-- START --

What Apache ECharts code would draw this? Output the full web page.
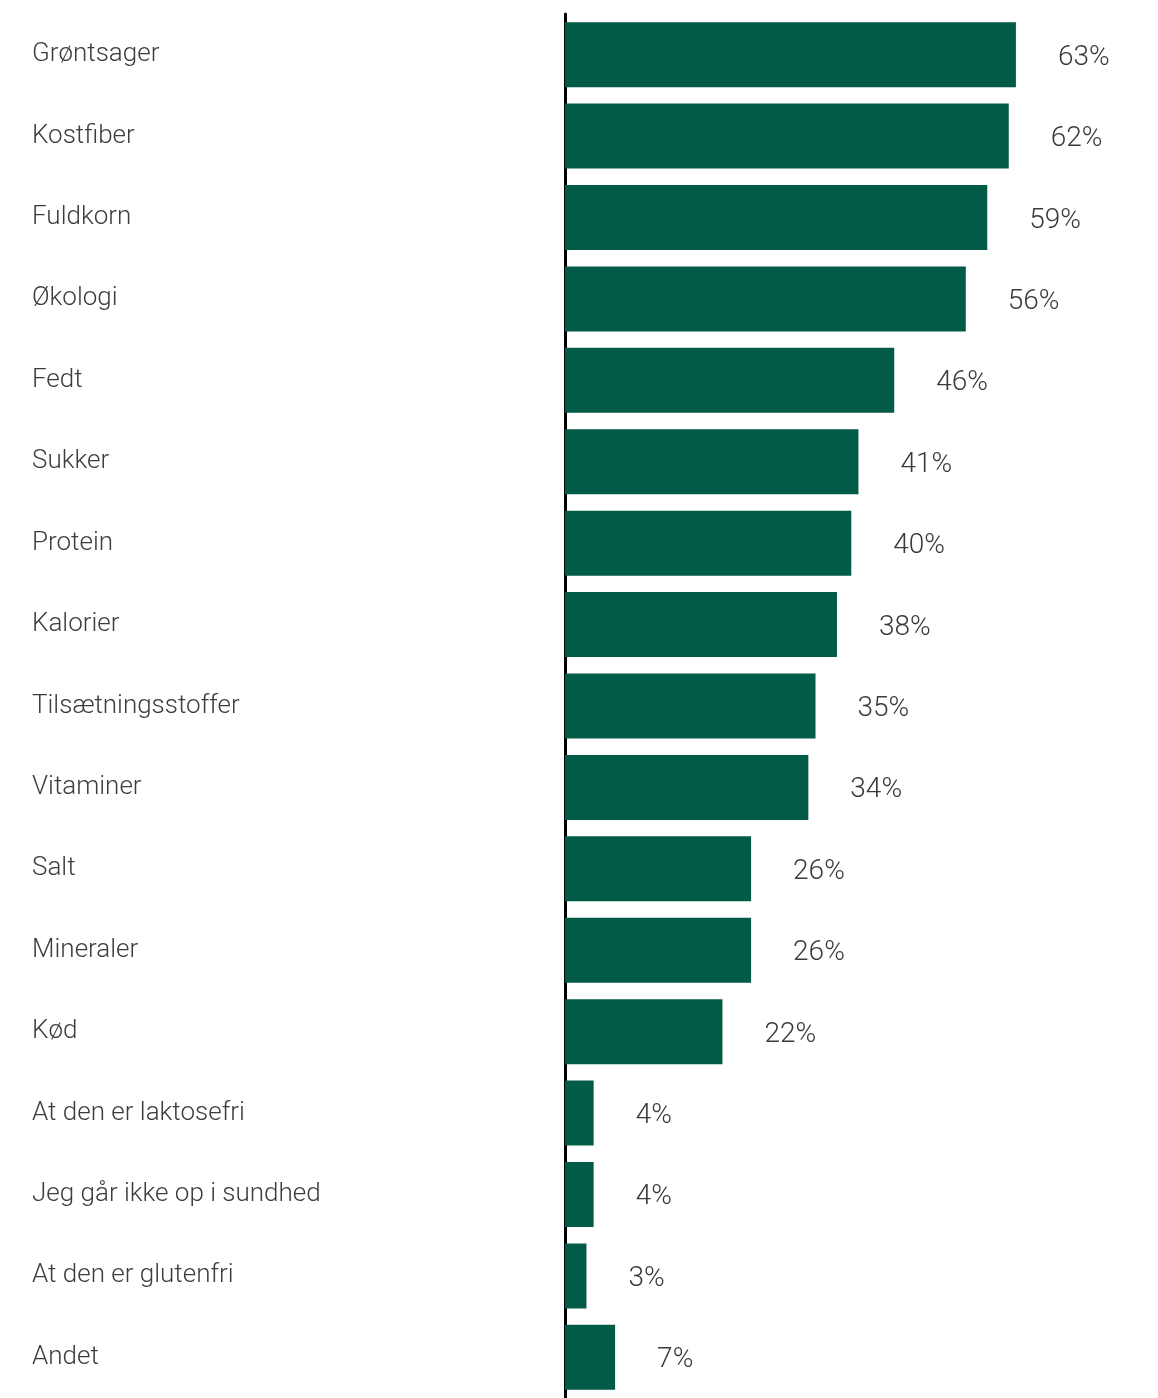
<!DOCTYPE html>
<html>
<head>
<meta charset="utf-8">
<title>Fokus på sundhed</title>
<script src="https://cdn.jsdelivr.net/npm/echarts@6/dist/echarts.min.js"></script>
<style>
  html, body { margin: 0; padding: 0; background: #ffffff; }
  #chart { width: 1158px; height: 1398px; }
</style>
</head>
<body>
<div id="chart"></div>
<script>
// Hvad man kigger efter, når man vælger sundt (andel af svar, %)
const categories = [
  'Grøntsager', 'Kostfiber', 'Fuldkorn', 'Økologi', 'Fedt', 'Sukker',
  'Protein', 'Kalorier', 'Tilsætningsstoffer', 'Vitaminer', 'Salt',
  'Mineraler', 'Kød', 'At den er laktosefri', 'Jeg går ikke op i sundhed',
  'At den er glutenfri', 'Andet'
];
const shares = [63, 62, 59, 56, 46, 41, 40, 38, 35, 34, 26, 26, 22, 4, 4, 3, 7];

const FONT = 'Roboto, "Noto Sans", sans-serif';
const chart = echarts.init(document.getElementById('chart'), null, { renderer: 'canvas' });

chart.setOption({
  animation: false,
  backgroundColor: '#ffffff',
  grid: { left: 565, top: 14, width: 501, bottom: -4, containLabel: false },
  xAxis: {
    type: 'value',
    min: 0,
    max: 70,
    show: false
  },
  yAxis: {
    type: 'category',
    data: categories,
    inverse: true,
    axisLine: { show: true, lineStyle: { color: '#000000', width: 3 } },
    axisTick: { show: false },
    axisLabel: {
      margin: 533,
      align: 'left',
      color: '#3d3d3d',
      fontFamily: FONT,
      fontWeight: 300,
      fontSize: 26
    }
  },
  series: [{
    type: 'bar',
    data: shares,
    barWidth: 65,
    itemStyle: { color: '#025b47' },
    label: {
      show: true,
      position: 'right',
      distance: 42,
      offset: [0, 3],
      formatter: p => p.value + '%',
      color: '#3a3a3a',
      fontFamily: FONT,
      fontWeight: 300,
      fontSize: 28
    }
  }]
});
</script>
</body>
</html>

-- END --
-- START --

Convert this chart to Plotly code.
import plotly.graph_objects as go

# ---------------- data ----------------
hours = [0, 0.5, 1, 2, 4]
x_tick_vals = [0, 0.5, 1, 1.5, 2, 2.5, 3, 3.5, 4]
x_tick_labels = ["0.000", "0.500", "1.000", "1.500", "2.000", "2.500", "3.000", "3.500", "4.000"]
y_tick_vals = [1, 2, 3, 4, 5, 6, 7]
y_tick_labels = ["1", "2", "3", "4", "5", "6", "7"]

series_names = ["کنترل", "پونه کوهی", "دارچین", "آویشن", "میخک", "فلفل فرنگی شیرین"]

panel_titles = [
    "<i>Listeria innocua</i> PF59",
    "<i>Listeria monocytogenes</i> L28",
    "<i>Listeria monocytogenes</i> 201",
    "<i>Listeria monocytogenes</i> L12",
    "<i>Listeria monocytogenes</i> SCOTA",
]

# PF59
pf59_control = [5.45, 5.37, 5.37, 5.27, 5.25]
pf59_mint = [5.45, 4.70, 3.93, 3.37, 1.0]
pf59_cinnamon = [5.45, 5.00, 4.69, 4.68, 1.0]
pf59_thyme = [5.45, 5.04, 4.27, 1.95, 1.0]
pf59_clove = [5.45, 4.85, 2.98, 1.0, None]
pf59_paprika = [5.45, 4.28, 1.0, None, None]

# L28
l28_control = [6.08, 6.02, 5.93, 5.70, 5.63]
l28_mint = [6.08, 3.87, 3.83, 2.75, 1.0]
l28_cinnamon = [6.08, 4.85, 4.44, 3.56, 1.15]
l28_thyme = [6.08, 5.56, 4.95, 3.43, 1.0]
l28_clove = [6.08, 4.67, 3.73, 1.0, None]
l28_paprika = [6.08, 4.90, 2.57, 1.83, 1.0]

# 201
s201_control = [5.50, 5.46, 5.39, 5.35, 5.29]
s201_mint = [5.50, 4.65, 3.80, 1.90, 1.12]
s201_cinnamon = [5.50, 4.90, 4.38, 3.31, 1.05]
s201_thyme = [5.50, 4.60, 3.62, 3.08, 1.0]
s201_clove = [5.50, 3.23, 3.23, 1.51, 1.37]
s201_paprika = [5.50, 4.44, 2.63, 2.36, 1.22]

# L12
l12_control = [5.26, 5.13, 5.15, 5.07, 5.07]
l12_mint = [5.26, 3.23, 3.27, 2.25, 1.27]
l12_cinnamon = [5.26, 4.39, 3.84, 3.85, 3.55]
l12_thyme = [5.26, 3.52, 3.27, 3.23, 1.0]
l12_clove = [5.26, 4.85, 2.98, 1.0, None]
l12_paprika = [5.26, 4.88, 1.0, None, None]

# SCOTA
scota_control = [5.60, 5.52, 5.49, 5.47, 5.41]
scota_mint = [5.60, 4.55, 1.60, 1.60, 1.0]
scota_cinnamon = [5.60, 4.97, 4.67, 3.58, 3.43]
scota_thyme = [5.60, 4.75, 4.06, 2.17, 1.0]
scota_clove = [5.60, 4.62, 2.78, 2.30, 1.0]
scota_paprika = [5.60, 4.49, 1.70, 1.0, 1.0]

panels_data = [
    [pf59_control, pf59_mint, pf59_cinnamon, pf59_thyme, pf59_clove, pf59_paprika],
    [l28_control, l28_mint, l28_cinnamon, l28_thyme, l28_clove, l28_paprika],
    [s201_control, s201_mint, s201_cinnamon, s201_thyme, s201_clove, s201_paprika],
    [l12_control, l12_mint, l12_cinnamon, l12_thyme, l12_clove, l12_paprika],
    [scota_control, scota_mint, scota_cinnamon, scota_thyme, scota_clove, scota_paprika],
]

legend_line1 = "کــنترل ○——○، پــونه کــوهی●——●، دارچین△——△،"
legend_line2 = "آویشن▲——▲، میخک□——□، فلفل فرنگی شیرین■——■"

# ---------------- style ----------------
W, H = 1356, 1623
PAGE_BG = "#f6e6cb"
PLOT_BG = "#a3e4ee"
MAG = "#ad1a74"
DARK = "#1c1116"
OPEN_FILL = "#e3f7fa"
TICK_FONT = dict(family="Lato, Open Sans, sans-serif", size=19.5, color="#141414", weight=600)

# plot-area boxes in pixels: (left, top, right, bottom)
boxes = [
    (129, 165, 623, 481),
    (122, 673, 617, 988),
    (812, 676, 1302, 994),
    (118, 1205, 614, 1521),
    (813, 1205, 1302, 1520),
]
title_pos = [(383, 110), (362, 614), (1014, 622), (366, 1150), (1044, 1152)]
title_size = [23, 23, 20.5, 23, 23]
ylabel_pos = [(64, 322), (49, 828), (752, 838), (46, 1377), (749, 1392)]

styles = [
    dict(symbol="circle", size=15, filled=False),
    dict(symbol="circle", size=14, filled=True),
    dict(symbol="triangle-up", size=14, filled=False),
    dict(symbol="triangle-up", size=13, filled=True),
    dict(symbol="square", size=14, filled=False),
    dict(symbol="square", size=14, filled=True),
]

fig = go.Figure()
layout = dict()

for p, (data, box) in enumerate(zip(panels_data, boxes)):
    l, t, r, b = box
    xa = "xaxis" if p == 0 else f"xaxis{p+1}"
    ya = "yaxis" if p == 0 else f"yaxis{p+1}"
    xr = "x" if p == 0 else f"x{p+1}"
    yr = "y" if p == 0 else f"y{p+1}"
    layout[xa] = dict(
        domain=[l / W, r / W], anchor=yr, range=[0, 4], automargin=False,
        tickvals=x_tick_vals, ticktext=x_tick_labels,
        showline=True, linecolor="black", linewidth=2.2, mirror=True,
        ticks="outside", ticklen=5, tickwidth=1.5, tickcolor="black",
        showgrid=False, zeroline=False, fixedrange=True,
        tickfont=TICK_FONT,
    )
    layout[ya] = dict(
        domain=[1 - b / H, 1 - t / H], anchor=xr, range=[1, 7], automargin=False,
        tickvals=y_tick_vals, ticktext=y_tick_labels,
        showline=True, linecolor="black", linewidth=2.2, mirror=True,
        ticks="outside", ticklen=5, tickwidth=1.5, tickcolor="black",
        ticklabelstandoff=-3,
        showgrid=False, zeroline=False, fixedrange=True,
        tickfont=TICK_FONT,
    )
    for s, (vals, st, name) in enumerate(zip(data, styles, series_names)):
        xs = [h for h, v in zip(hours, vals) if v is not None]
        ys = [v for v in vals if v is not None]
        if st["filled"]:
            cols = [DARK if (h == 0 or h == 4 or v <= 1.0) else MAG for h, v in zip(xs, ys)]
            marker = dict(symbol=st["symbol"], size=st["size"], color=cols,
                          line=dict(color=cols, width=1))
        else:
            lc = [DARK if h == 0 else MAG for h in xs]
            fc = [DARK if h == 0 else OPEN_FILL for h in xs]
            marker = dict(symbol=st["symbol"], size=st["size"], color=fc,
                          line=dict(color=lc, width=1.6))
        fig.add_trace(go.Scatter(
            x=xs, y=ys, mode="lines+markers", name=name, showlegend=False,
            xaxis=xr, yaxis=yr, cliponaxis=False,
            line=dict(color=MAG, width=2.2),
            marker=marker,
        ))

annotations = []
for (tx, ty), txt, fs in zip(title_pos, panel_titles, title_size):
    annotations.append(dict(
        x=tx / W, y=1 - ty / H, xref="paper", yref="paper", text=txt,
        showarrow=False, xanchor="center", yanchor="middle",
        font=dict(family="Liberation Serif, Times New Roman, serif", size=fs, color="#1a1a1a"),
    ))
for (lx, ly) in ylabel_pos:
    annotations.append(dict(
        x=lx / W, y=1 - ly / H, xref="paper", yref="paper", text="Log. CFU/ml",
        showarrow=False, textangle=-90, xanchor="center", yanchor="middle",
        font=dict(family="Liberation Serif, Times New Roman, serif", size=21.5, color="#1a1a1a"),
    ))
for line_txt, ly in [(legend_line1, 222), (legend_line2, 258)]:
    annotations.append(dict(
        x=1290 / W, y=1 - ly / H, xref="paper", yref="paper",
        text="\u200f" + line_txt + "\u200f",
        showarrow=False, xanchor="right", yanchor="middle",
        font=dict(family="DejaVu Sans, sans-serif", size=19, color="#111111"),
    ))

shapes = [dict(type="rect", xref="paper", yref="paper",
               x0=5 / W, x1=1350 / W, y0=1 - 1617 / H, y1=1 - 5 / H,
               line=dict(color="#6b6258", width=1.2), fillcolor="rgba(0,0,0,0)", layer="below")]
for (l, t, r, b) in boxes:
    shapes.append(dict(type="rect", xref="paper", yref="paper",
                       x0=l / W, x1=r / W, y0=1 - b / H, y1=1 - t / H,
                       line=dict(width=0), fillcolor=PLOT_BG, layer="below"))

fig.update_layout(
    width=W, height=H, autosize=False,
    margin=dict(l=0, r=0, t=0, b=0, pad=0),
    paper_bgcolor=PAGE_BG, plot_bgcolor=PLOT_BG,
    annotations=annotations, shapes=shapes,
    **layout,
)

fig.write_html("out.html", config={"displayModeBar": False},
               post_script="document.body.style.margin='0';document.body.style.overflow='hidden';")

-- END --

WHAT TO WORK ON: Take the line containing "Convert this chart to Plotly code." and the line containing "import plotly.graph_objects as go". Write out both and all lines between, exactly, and nothing more.

OUTPUT OF THE TASK:
Convert this chart to Plotly code.
import plotly.graph_objects as go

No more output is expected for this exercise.